Получалось, что таинственные существа общались с девушкой с самых ранних лет. И в набросках ее личного архива мы находим настораживающие любого медика откровения, в которых она пишет о себе в третьем лице: «На седьмом году видение необычайной яркости и красочности. Осенний вечер, девочка сидит с ногами на окне. На коленях французская хрестоматия Марго, нужно выучить к завтрашнему дню урок-стихи Le pinson, но девочка в книгу не смотрит, внимание ее привлечено звездным небом. В этой же комнате, столовой, сидит ее мать, стол накрыт к вечернему чаю. Вдруг девочка вскрикивает: Мама, мама, посмотри, какая разноцветная лента в небе и как свернулась она петлей, вроде заглавного свитка на старинных гравюрах, причем особо ярки были три основных тона синий, бело-серебряный и пурпурный. Мать подошла к окну, но, сколько ни всматривалась, ничего увидеть не смогла. Конечно, явление было приписано болезненному состоянию, и девочку немедленно уложили в постель»[34].

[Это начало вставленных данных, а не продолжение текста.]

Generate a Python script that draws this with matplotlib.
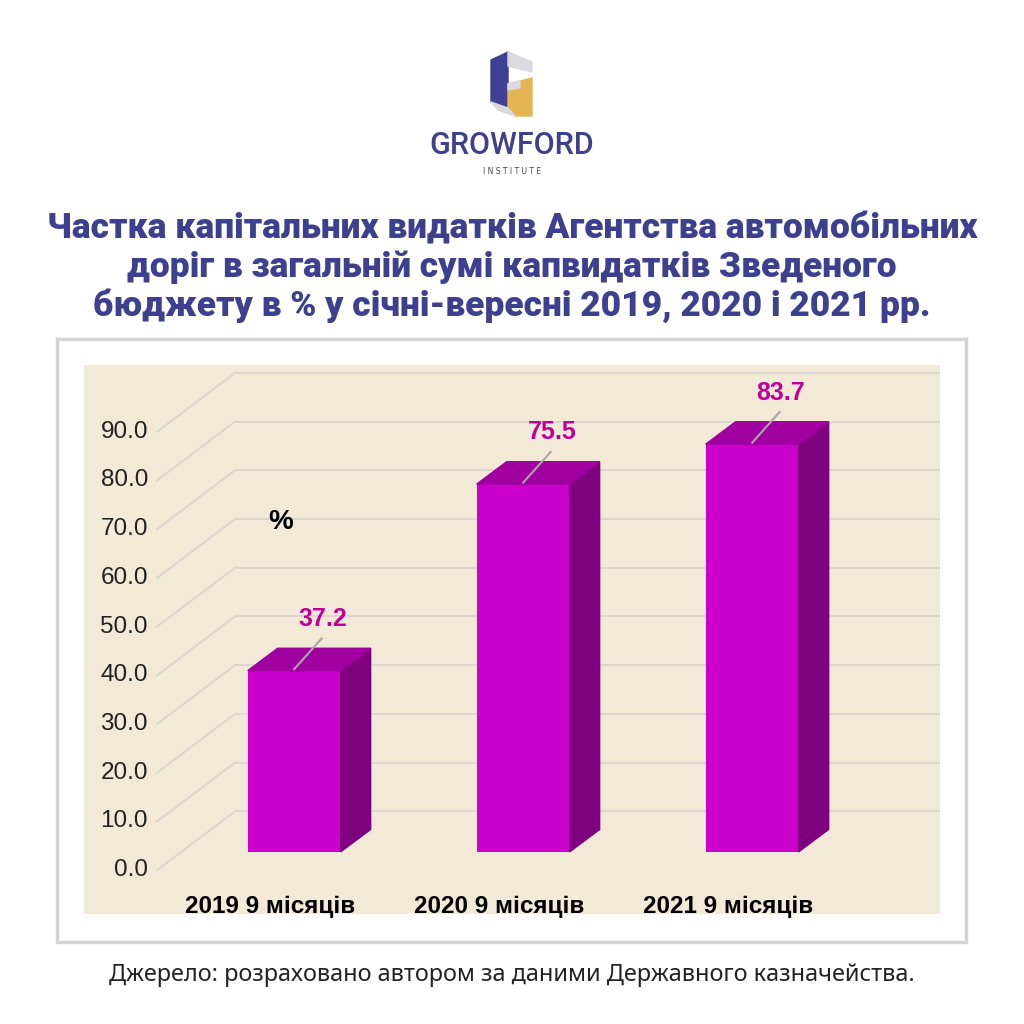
import matplotlib
matplotlib.use("Agg")
import matplotlib.pyplot as plt
from matplotlib.patches import Polygon, Rectangle
import numpy as np

# data
categories = ["2019 9 місяців", "2020 9 місяців", "2021 9 місяців"]
values = [37.2, 75.5, 83.7]
yticks = [0, 10, 20, 30, 40, 50, 60, 70, 80, 90]

title = ("Частка капітальних видатків Агентства автомобільних\n"
         "доріг в загальній сумі капвидатків Зведеного\n"
         "бюджету в % у січні-вересні 2019, 2020 і 2021 рр.")
source = "Джерело: розраховано автором за даними Державного казначейства."

navy = "#3d3f8f"
front_c = "#cc00cc"
top_c = "#a000a0"
side_c = "#7f007f"
label_c = "#c0009a"

fig = plt.figure(figsize=(10.24, 10.24), dpi=100)
fig.patch.set_facecolor("white")

# ---------------- logo ----------------
lax = fig.add_axes([0, 0, 1, 1], zorder=0)
lax.set_xlim(0, 1024)
lax.set_ylim(1024, 0)
lax.axis("off")
lax.add_patch(Polygon([(491, 60), (508, 52), (508, 108), (491, 102)], color="#3f3f95"))
lax.add_patch(Polygon([(508, 52), (532, 62), (532, 72), (508, 66)], color="#d9d9de"))
lax.add_patch(Polygon([(508, 84), (532, 78), (532, 116), (515, 116), (508, 108)], color="#e4b553"))
lax.add_patch(Polygon([(491, 102), (508, 108), (515, 116), (498, 110)], color="#d9d9de"))
lax.add_patch(Polygon([(508, 84), (520, 81), (520, 88), (508, 90)], color="#d9d9de"))
lax.text(512, 145, "GROWFORD", ha="center", va="center", color=navy,
         fontsize=22, family="Roboto", fontweight="medium")
lax.text(512, 171, "I N S T I T U T E", ha="center", va="center", color="#444444",
         fontsize=5.5, family="DejaVu Sans")

# title / footer
lax.text(512, 268, title, ha="center", va="center", color=navy, fontsize=25.5,
         fontweight="heavy", family="Roboto", linespacing=1.17)
lax.text(512, 975, source, ha="center", va="center", color="#222222",
         fontsize=16.9, family="Noto Sans")

# panel frame
lax.add_patch(Rectangle((57, 339), 909, 603, facecolor="white",
                        edgecolor="#d4d4d4", lw=2.5))

# ---------------- chart ----------------
ax = fig.add_axes([84 / 1024, 1 - 914 / 1024, 856 / 1024, 549 / 1024], zorder=1)
ax.set_facecolor("#f2e9d6")
x_left, x_right = -0.812, 2.926
ax.set_xlim(x_left, x_right)
ax.set_ylim(-9.0, 103.7)
ax.set_xticks([])
ax.set_yticks([])
for s in ax.spines.values():
    s.set_visible(False)

# oblique depth of the wall and bar position
wall_dx, wall_dy = 0.341, 12.1
bar_depth = 0.31
bar_w = 0.406
side_dx, side_dy = 0.131, 4.6
front_x0 = -0.493

# grid: diagonal side lines + back wall lines
for v in yticks:
    ax.plot([front_x0, front_x0 + wall_dx], [v, v + wall_dy], color="#d9d6d0", lw=1.3, zorder=1)
    ax.plot([front_x0 + wall_dx, x_right], [v + wall_dy, v + wall_dy], color="#d9d6d0", lw=1.3, zorder=1)
    ax.text(front_x0 - 0.04, v, f"{v:.1f}", ha="right", va="center", fontsize=17.5,
            color="#222222", family="Liberation Sans")

x = np.arange(len(values))
bx = x + bar_depth * wall_dx
by0 = bar_depth * wall_dy
ax.bar(bx, values, width=bar_w, bottom=by0, color=front_c, zorder=3)
for xi, v in zip(bx, values):
    l, r = xi - bar_w / 2, xi + bar_w / 2
    ax.add_patch(Polygon([(r, by0), (r + side_dx, by0 + side_dy),
                          (r + side_dx, by0 + v + side_dy), (r, by0 + v)],
                         color=side_c, zorder=3))
    ax.add_patch(Polygon([(l, by0 + v), (r, by0 + v),
                          (r + side_dx, by0 + v + side_dy), (l + side_dx, by0 + v + side_dy)],
                         color=top_c, zorder=3))
    ax.plot([xi, xi + 0.12], [by0 + v + 0.3, by0 + v + 6.6], color="#a8a8a8", lw=1.5, zorder=4)
    ax.text(xi + 0.125, by0 + v + 10.6, f"{v:.1f}", ha="center", va="center",
            fontsize=18, fontweight="bold", color=label_c, family="Liberation Sans", zorder=5)

for xi, c in zip(x, categories):
    ax.text(xi, -7.5, c, ha="center", va="center", fontsize=17.5, fontweight="bold",
            color="black", family="Liberation Sans")

ax.text(0.045, 71.5, "%", ha="center", va="center", fontsize=20, fontweight="bold",
        color="black", family="Liberation Sans")

fig.savefig("out.png", dpi=100)
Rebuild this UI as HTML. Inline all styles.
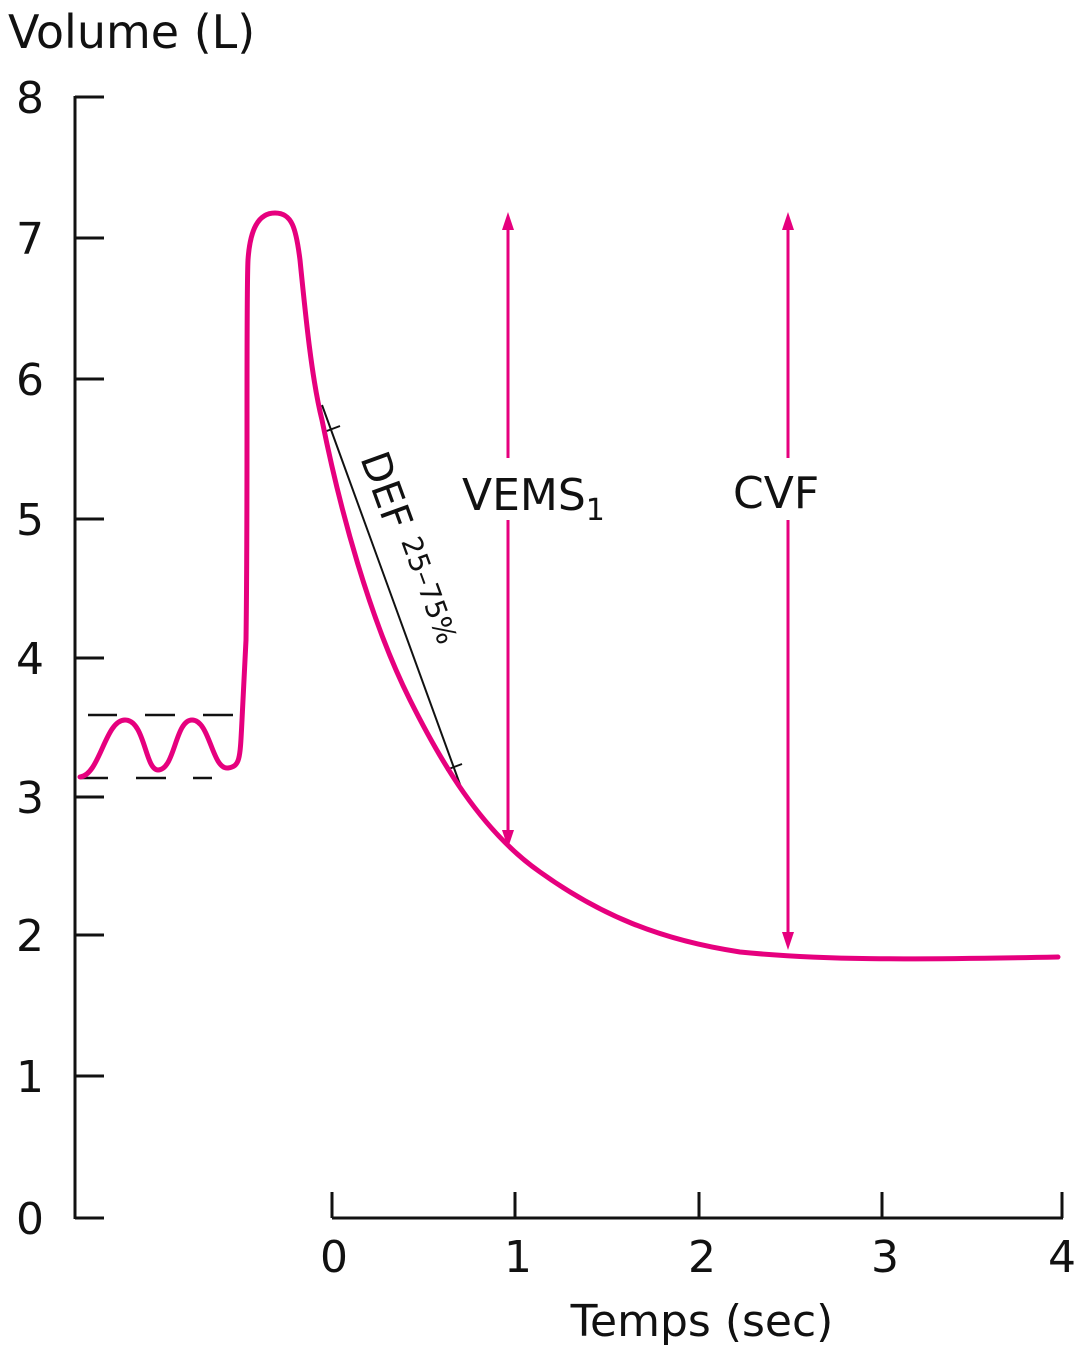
<!DOCTYPE html>
<html><head><style>body{margin:0;background:#fff}svg{display:block}</style></head><body>
<svg width="1080" height="1352" viewBox="0 0 1080 1352" xmlns="http://www.w3.org/2000/svg" font-family="'DejaVu Sans', 'Liberation Sans', sans-serif">
<text x="8" y="48" font-size="46" fill="#111">Volume (L)</text>
<g stroke="#111" stroke-width="3" fill="none">
<line x1="75" y1="96" x2="75" y2="1219"/>
<line x1="75" y1="97" x2="104" y2="97"/>
<line x1="75" y1="238" x2="104" y2="238"/>
<line x1="75" y1="379" x2="104" y2="379"/>
<line x1="75" y1="519" x2="104" y2="519"/>
<line x1="75" y1="658" x2="104" y2="658"/>
<line x1="75" y1="797" x2="104" y2="797"/>
<line x1="75" y1="935" x2="104" y2="935"/>
<line x1="75" y1="1076" x2="104" y2="1076"/>
<line x1="75" y1="1218" x2="104" y2="1218"/>
<line x1="332" y1="1218" x2="1063" y2="1218"/>
<line x1="332" y1="1192" x2="332" y2="1218"/>
<line x1="515" y1="1192" x2="515" y2="1218"/>
<line x1="699" y1="1192" x2="699" y2="1218"/>
<line x1="882" y1="1192" x2="882" y2="1218"/>
<line x1="1062" y1="1192" x2="1062" y2="1218"/>
</g>
<g font-size="44" fill="#111" text-anchor="middle">
<text x="30" y="113">8</text><text x="30" y="254">7</text><text x="30" y="395">6</text>
<text x="30" y="535">5</text><text x="30" y="674">4</text><text x="30" y="813">3</text>
<text x="30" y="951">2</text><text x="30" y="1092">1</text><text x="30" y="1234">0</text>
<text x="334" y="1272">0</text><text x="518" y="1272">1</text><text x="702" y="1272">2</text>
<text x="885" y="1272">3</text><text x="1062" y="1272">4</text>
<text x="702" y="1336">Temps (sec)</text>
</g>
<g stroke="#111" stroke-width="2.5">
<line x1="88" y1="715" x2="117" y2="715"/><line x1="145" y1="715" x2="175" y2="715"/><line x1="203" y1="715" x2="233" y2="715"/>
<line x1="80" y1="778" x2="108" y2="778"/><line x1="136" y1="778" x2="166" y2="778"/><line x1="193" y1="778" x2="212" y2="778"/>
</g>
<g stroke="#111" stroke-width="2">
<line x1="322" y1="405" x2="462" y2="790"/>
<line x1="324" y1="432" x2="340" y2="426"/>
<line x1="446" y1="770" x2="462" y2="764"/>
</g>
<path d="M80,777 C100,775 105,720 125,720 C145,720 145,770 158,770 C175,770 175,720 192,720 C210,720 212,770 228,768 C240,766 240,760 242,720 L246,640 C248,500 246,300 248,260 C250,230 258,213 275,213 C292,213 296,228 300,260 C306,320 312,380 322,420 C340,510 370,620 410,700 C440,760 480,830 540,872 C600,915 660,940 740,952 C820,960 900,960 1058,957" fill="none" stroke="#e6007e" stroke-width="5" stroke-linecap="round"/>
<g stroke="#e6007e" stroke-width="3" fill="#e6007e">
<line x1="508" y1="222" x2="508" y2="458"/><line x1="508" y1="520" x2="508" y2="838"/>
<line x1="788" y1="222" x2="788" y2="458"/><line x1="788" y1="520" x2="788" y2="940"/>
<path d="M508,212 L502,230 L514,230Z" stroke="none"/><path d="M508,848 L502,830 L514,830Z" stroke="none"/>
<path d="M788,212 L782,230 L794,230Z" stroke="none"/><path d="M788,950 L782,932 L794,932Z" stroke="none"/>
</g>
<text x="462" y="510" font-size="44" fill="#111">VEMS<tspan font-size="30" dy="10">1</tspan></text>
<text x="733" y="508" font-size="44" fill="#111">CVF</text>
<g transform="translate(360,458) rotate(70)" fill="#111">
<text x="0" y="0" font-size="40">DEF</text>
<text x="92" y="-10" font-size="28">25–75%</text>
</g>
</svg>
</body></html>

Тема видений в мемуарной рукописи Елены Ивановны развивается, став сквозной. Ее воспоминания рисуют мир, в котором появление фантомов дело обыденное, причем напрямую связанное с ее недомоганиями. Вот опять описание в третьем лице: «Во время довольно частых заболеваний девочку преследовало одно видение: при повышении температуры зрение становилось особенным, оно проникало как бы сквозь стены и она видела, как входная дверь их квартиры открывалась, входили два великана, один, намного выше, всегда шел впереди, слегка прикрывая собой второго. Эти великаны проходили коридором, входили в ее комнату, садились в ногах ее постели и начинали тянуть серебряную нить, которую они извлекали из ее бока, причем большой великан передавал нить другому, сидевшему позади и наматывавшему ее. Несмотря на то что первый великан всегда ласково улыбался, девочка боялась их, ибо ей казалось, что они за эту нить хотят притянуть ее к себе, и если им это удастся, то она умрет»[35]. В мемуарах Елены Ивановны красочно и детально описаны и другие встречи с фантомами, а также звучание в ее голове голосов анонимных и невидимых существ.
Был ли ее опыт исключительно «духовным», не от мира сего? Домашний врач семьи Рерих доктор Антон Федорович Яловенко так не думал: он считал, что особенности психики Елены Рерих проистекали из ее болезни. Вот что медик писал в своей автобиографии на получение гражданства, отправленной в советское консульство в Дели: «Что касается г-жи Рерих, то я должен сказать, что она больной человек. Она больна нервной болезнью, которая называется эпилептическая аура. Лица, страдающие этой болезнью, часто слышат какой-то невидимый голос и видят какие-то предметы»[36].